Всевозможным тотальностям и центризмам постмодерн противопоставляет, как нетрудно понять, фрагментарность, незавершенность, разорванность, недосказанность, умолчание, непрямое высказывание и так далее. А это, как видно, уже проблемы стиля. Сложно представить себе более литературную философию, чем та, о которой мы ведем речь. Литературность, впрочем, так или иначе сопутствовала философии всегда. Скажем, платоновский диалог – это все-таки художественный жанр. Своего рода литераторами были Августин, Монтень, Паскаль, Шеллинг, конечно, Ницше – крестный отец всех постмодернистов. Именно Ницше совершенно сознательно создавал этакую нетрадиционную, подчеркнуто художественную и артистичную философию. И он тоже, как мы уже отметили, противопоставлял такие стилистические ходы доминирующему в тот век тотальному систематизму Гегеля и его эпигонов. Ницше против Гегеля – это почти что Деррида против Декарта, только на ином витке исторической спирали.
Особая связь философии постмодерна с литературой и искусством не случайна, но сущностна. Литература и, более того, лингвистика определяют движение философской рефлексии во второй половине ХХ века. Новая философия литературна и по форме, и по содержанию, то есть по привилегированному своему объекту. Этим объектом чем дальше, тем вернее становится слово, письмо, текст, в общем – язык[6]. Даже сам термин «постмодерн» употреблялся сперва в литературной критике – укажу главным образом на Ихаба Хассана, – нежели в философии (проблематизация постмодерна Лиотаром появилась очень поздно, только в 1979 году). Таким образом, раньше, чем в философии, сова которой вылетает только в полночь, постмодерн как сложное явление сформировался в поле литературы, и в этом поле возникает сама оппозиция литературных модерна и постмодерна. Философия же, как водится, приходит на все готовое.
Сам модернизм в литературе и, шире, в искусстве ХХ века был предельно оппозиционен. Теоретик модернизма Хосе Ортега-и-Гассет отмечал его подчеркнутую и воинственную элитарность, направленную против восставших масс, буржуазной пошлости, сентиментального рыночного гуманизма. Обобщая, скажем, что модернизм явился на историческую сцену как критика шаблонного массового сознания своего времени. Вокруг этой критики построены произведения Джойса, Кафки, Пруста, Элиота, Музиля, отчасти Томаса Манна.

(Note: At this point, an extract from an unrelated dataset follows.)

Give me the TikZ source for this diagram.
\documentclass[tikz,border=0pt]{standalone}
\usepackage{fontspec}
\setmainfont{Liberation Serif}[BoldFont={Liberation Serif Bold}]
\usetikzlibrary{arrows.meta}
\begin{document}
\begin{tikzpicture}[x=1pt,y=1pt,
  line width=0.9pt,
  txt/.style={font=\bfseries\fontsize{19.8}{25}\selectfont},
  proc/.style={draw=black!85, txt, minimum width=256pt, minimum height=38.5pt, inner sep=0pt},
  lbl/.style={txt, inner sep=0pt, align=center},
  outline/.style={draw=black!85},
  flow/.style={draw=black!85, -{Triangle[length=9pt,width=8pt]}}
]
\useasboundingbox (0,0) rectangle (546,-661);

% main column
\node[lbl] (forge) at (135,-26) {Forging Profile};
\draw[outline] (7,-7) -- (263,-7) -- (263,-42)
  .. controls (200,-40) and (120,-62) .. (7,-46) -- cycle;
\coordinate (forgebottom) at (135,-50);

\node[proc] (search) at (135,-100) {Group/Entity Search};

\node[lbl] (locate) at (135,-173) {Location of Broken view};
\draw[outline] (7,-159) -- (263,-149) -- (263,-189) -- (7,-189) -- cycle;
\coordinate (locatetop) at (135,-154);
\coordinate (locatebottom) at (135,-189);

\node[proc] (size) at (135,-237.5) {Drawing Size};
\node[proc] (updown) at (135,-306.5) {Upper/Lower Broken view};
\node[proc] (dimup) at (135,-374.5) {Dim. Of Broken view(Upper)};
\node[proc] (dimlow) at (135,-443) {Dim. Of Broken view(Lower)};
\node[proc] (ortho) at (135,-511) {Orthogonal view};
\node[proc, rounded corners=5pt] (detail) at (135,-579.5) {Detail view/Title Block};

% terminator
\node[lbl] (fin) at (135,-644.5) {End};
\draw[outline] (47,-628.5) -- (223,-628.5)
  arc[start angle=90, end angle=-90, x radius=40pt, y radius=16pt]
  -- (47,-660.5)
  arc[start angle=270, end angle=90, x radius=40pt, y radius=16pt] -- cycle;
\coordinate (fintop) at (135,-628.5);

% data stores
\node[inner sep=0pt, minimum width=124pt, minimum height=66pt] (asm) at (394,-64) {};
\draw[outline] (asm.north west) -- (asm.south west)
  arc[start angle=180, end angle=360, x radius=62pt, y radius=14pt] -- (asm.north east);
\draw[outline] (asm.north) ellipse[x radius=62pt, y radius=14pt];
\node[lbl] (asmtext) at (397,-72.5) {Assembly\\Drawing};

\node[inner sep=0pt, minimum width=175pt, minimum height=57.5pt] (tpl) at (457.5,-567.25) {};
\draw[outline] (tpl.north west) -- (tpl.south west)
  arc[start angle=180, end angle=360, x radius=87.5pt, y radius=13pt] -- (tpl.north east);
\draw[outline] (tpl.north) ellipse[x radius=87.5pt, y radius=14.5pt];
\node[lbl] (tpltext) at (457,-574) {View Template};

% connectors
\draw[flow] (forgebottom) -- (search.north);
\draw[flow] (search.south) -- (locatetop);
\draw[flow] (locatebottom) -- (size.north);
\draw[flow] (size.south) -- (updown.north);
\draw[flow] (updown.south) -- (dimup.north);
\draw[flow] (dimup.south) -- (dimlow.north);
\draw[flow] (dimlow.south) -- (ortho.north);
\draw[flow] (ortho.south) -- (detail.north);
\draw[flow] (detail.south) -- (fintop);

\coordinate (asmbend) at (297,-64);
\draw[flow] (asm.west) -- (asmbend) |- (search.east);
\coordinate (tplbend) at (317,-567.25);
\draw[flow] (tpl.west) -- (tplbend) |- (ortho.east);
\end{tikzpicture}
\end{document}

Однако вся эта повышенная критичность совсем не мешает высокому европейскому модерну двигаться к тотальности. Великий модернистский роман – это подчеркнуто тотальный роман (и не только по объемам, как может показаться на первый взгляд). Тотальный роман модернизма дерзает соперничать в своей необъятной целостности со всей вселенной, со всем миром разом. Роман смело противопоставляется всему мирозданию, оттого в модернизме так популярен мотив выстраивания новых авторских космогоний и космологий – модернисты ни много ни мало изобретают мир заново. Эта прометеевская задача одинаково восхитительна и провальна. Впрочем, одна эта заявка означает, что мерить высокий модернизм какими-то бурными антибуржуазными эскападами во всяком случае мелочно, а по сути просто неверно. Это не микрофизическое, но метафизическое искусство.

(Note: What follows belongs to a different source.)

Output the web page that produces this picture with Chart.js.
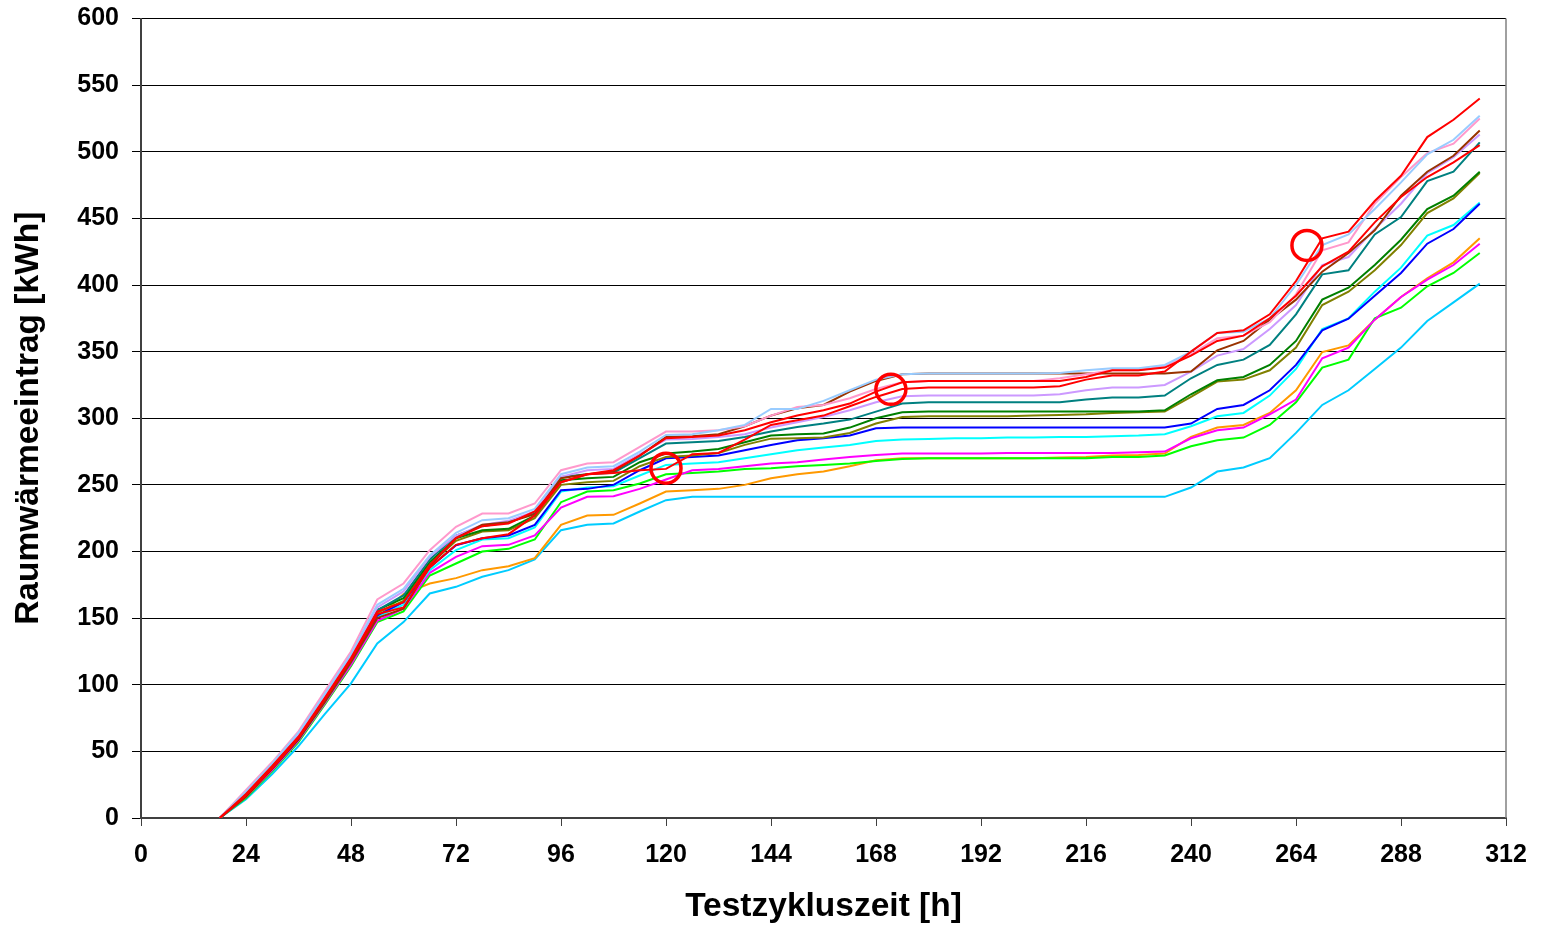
<!DOCTYPE html>
<html><head><meta charset="utf-8">
<script src="https://cdn.jsdelivr.net/npm/chart.js@4.4.0/dist/chart.umd.min.js"></script>
<style>html,body{margin:0;padding:0;background:#fff;}#wrap{width:1545px;height:927px;}</style>
</head><body><div id="wrap"><canvas id="c" width="1545" height="927"></canvas></div>
<script>
// Testzykluszeit [h]
const hours = [18,24,30,36,42,48,54,60,66,72,78,84,90,96,102,108,114,120,126,132,138,144,150,156,162,168,174,180,186,192,198,204,210,216,222,228,234,240,246,252,258,264,270,276,282,288,294,300,306];

// Raumwärmeeintrag [kWh] per run
const redTop    = [0,17,37,60,89,119,153,158,188,205,210,213,227,252,258,259,261,262,273,274,284,295,298.5,302,309,316,322,323,323,323,323,323,324,329,332,332,335,350,364,366,378,403,435,440,463,482,511,524,540];
const redLow    = [0,18,39,61,90,120,155,162,190,210,219,221,230,252,258,261,272,285,286,287,291,297,302,306,311,320,327,328,328,328,328,328,328,331,336,336,338,347,358,362,375,392,414,425,447,466,481,492,505];
const lightBlue = [0,20,41,64,93,123,160,172,197,214,223.5,225,232,258,263,264,275,287.5,288,291,295,307,307,313,321,329,333,333.5,333.5,333.5,333.5,333.5,334,336,337.5,337.5,340,350,364,365,375,400,430,438,457,477,498,509,527];
const pink      = [0,21,42,65,95,125,164,176,201,218.5,228.5,228.5,236,261,266,267,278.5,290,290,291,294,302,308.5,310,315,322,327,328,328,328,328,328,330,333,336,336,339,348,360,362,372,393,426,432,461,481,499,506,525];
const brown     = [0,16,37,59,87,117,150,157,189,210,220,222,228,255,258,260,272,286,286.5,288,294,302,307.5,310,320,328,333,333.5,333.5,333.5,333.5,333.5,333.5,333.5,333.5,333.5,333.5,335,351,358,374,389,410,424,441,467,485,497,516];
const lavender  = [0,20,41,63,92,122,158,170,196,212,220,223,230,256,261,262,273,284,284.5,286,288,293,297,301,306,312,316.5,317,317,317,317,317,318,321,323,323,325,335,347,352,367,385,415,421,442,461,484,496,513];
const teal      = [0,19,40,62,91,121,156,167,194,212,219,222,229,256,258,259,270,281,282,283,286,290,293.5,296,299,305,311,312,312,312,312,312,312,314,315.5,315.5,317,330,340,344,355,378,408,411,438,451,478,485,507];
const darkGreen = [0,18,39,61,90,120,156,165,192,210,216,217,227,253.5,255,256,267,273.5,275,277,282,287,288,288.5,293,300,304.5,305,305,305,305,305,305,305,305,305,306,318,328.5,331,340,358,389,398,415,434,457,467,485];
const olive     = [0,18,38,60,89,119,154,163,190,208,215,216,225,250,252,253,264,271,272,274,280,284.7,285,285.5,289,296,301,301.5,301.5,301.5,301.5,302,302.5,303,304,304.5,305,316,327.5,329,336,353,385,395,411,430,454,465,484];
const blue      = [0,17,37,59,88,118,152,162,188,204.7,210,212,220,246,247,250,261,270,271,272,276,280,283.5,285,287,292.5,293,293,293,293,293,293,293,293,293,293,293,296,307,310,321,340,366,374.7,392,409,431,442,461];
const cyan      = [0,17,37,59,87,117,151,160,186,201,209,210,218,245,248,249,257,265,266,267,270,273,276,278,280,283,284,284.5,285,285,285.5,285.5,286,286,286.5,287,288,294,301.5,304,317,337,367,375,395,413,437,445,462];
const magenta   = [0,16,36,58,86,115,148,157,184,196,204,205,212,233,241,241.5,247,254,261,262,264,266,267,269,271,272.5,273.5,273.5,273.5,273.5,274,274,274,274,274,274.5,275,285,291,293,303,314,345,353,374,391,404,415,431];
const green     = [0,15,35,57,85,114,147,155,182,191,200,202,209,237,245,246,251,258,259,260,262,262.5,264,265,266,268,269.5,270,270,270,270,270,270,270,271,271,272,279,283.5,285.5,295,312,338,344,375,383,399,409,424];
const orange    = [0,16,36,58,86,115,150,168,176,180,186,189,195,220,227,227.5,236,245,246,247,250,255,258,260,264,268.5,270,270,270,270,270,270,270.5,271,272,272.5,273.5,286,293,295,304,321,349.7,354.7,374,391,405,417,435];
const skyBlue   = [0,14,33,54,78,101,131,147,168.5,173.5,181,186,194,216,220,221,230,238.5,241,241,241,241,241,241,241,241,241,241,241,241,241,241,241,241,241,241,241,248,260,263,270,289,310,321,337,353,373,387,401];

// highlighted points (red circles)
const markHours  = [120, 171.4, 266.5];
const markValues = [262.5, 321.7, 429.7];

const xTicks = [0,24,48,72,96,120,144,168,192,216,240,264,288,312];
const yTicks = [0,50,100,150,200,250,300,350,400,450,500,550,600];

const series = [
  ['redTop', redTop, '#FF0000'],
  ['redLow', redLow, '#FF0000'],
  ['lightBlue', lightBlue, '#99CCFF'],
  ['pink', pink, '#FF99CC'],
  ['brown', brown, '#993300'],
  ['lavender', lavender, '#CC99FF'],
  ['teal', teal, '#008080'],
  ['darkGreen', darkGreen, '#008000'],
  ['olive', olive, '#808000'],
  ['blue', blue, '#0000FF'],
  ['cyan', cyan, '#00FFFF'],
  ['magenta', magenta, '#FF00FF'],
  ['green', green, '#00FF00'],
  ['orange', orange, '#FF9900'],
  ['skyBlue', skyBlue, '#00CCFF']
];

const datasets = [{
  label: 'marks', type: 'scatter',
  data: markHours.map((h, i) => ({x: h, y: markValues[i]})),
  pointRadius: 15, pointHoverRadius: 15, pointBorderWidth: 3.5,
  pointBorderColor: '#FF0000', pointBackgroundColor: 'rgba(0,0,0,0)', showLine: false
}];
series.forEach(([name, vals, col]) => {
  datasets.push({
    label: name, data: hours.map((h, i) => ({x: h, y: vals[i]})),
    borderColor: col, backgroundColor: col, borderWidth: 2,
    pointRadius: 0, tension: 0, fill: false
  });
});

const font = 'Liberation Sans, Arial, Helvetica, sans-serif';

const rightBorder = {
  id: 'rightBorder',
  afterDraw(chart) {
    const {ctx, chartArea: a} = chart;
    ctx.save();
    ctx.strokeStyle = '#808080'; ctx.lineWidth = 1.5;
    ctx.beginPath(); ctx.moveTo(a.right, a.top); ctx.lineTo(a.right, a.bottom); ctx.stroke();
    ctx.restore();
  }
};

new Chart(document.getElementById('c'), {
  type: 'line',
  data: { datasets },
  options: {
    responsive: false, animation: false, devicePixelRatio: 1,
    layout: { padding: { top: 18, right: 39, left: 0, bottom: 0 } },
    plugins: { legend: { display: false }, tooltip: { enabled: false } },
    scales: {
      x: {
        type: 'linear', min: 0, max: 312,
        afterFit(s) { s.height = 109; s.paddingLeft = 0; s.paddingRight = 0; },
        afterBuildTicks(s) { s.ticks = xTicks.map(v => ({value: v})); },
        ticks: { color: '#000', font: { family: font, size: 25, weight: 'bold' }, padding: 14, maxRotation: 0 },
        grid: { drawOnChartArea: false, drawTicks: true, tickLength: 8, color: '#404040', lineWidth: 1 },
        border: { color: '#404040', width: 2 },
        title: { display: true, text: 'Testzykluszeit [h]', color: '#000', font: { family: font, size: 33.5, weight: 'bold' }, padding: { top: 0, bottom: 0 } }
      },
      y: {
        min: 0, max: 600,
        afterFit(s) { s.width = 141; s.paddingTop = 0; s.paddingBottom = 0; },
        afterBuildTicks(s) { s.ticks = yTicks.map(v => ({value: v})); },
        ticks: { color: '#000', font: { family: font, size: 25, weight: 'bold' }, padding: 13 },
        grid: { color: '#000', lineWidth: 1, drawTicks: true, tickLength: 9 },
        border: { color: '#404040', width: 2 },
        title: { display: true, text: 'Raumwärmeeintrag [kWh]', color: '#000', font: { family: font, size: 33.5, weight: 'bold' }, padding: { top: 9, bottom: 4 } }
      }
    }
  },
  plugins: [rightBorder]
});
</script></body></html>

Оппозиция целому миру может иметь множество причин. Прежде всего, мир, с которым мы соотносимся в своей оппозиции, никогда не дан нам как целое. Всякий раз он подчеркнуто фрагментарен и хаотичен. Он начинается до нас и заканчивается где-то после нас – так, что мы никогда не сможем ухватить эти концы. Целый мир никогда не является нам как объект, всякий объект по определению частичен (хотя бы потому, что он предполагает некого субъекта и некий фон). Таким образом, какой бы Гегель ни взывал в нас к тотальности мироздания, эта тотальность никогда не дана нам, от нас всякий раз ускользает завершенность смысла. Мы жаждем последних вещей, но никогда до них не добираемся, потому человек, по Сартру, есть бесполезная страсть. А если вы бесполезная страсть в этом огромном, стремящемся к целостности мире, то жить становится невыносимо. Человек естественным образом, как сказал бы Арнольд Гелен, для разгрузки, протестует против такой щемящей несправедливости, а кристаллизацией этого протеста является искусство. Человек в нем стремится создать свой мир взамен отчужденного, несправедливо частичного и фрагментарного. Воображение, по мысли Сартра (и еще раньше Гегеля), негативно по отношению к наличной действительности, оно негативно в том смысле, что пытается отринуть и заменить фрагментарность воображаемой целостностью, тотальностью. Отсюда искусство высокого модерна можно охарактеризовать как практики доведения фрагментарного мира до воображаемой тотальности.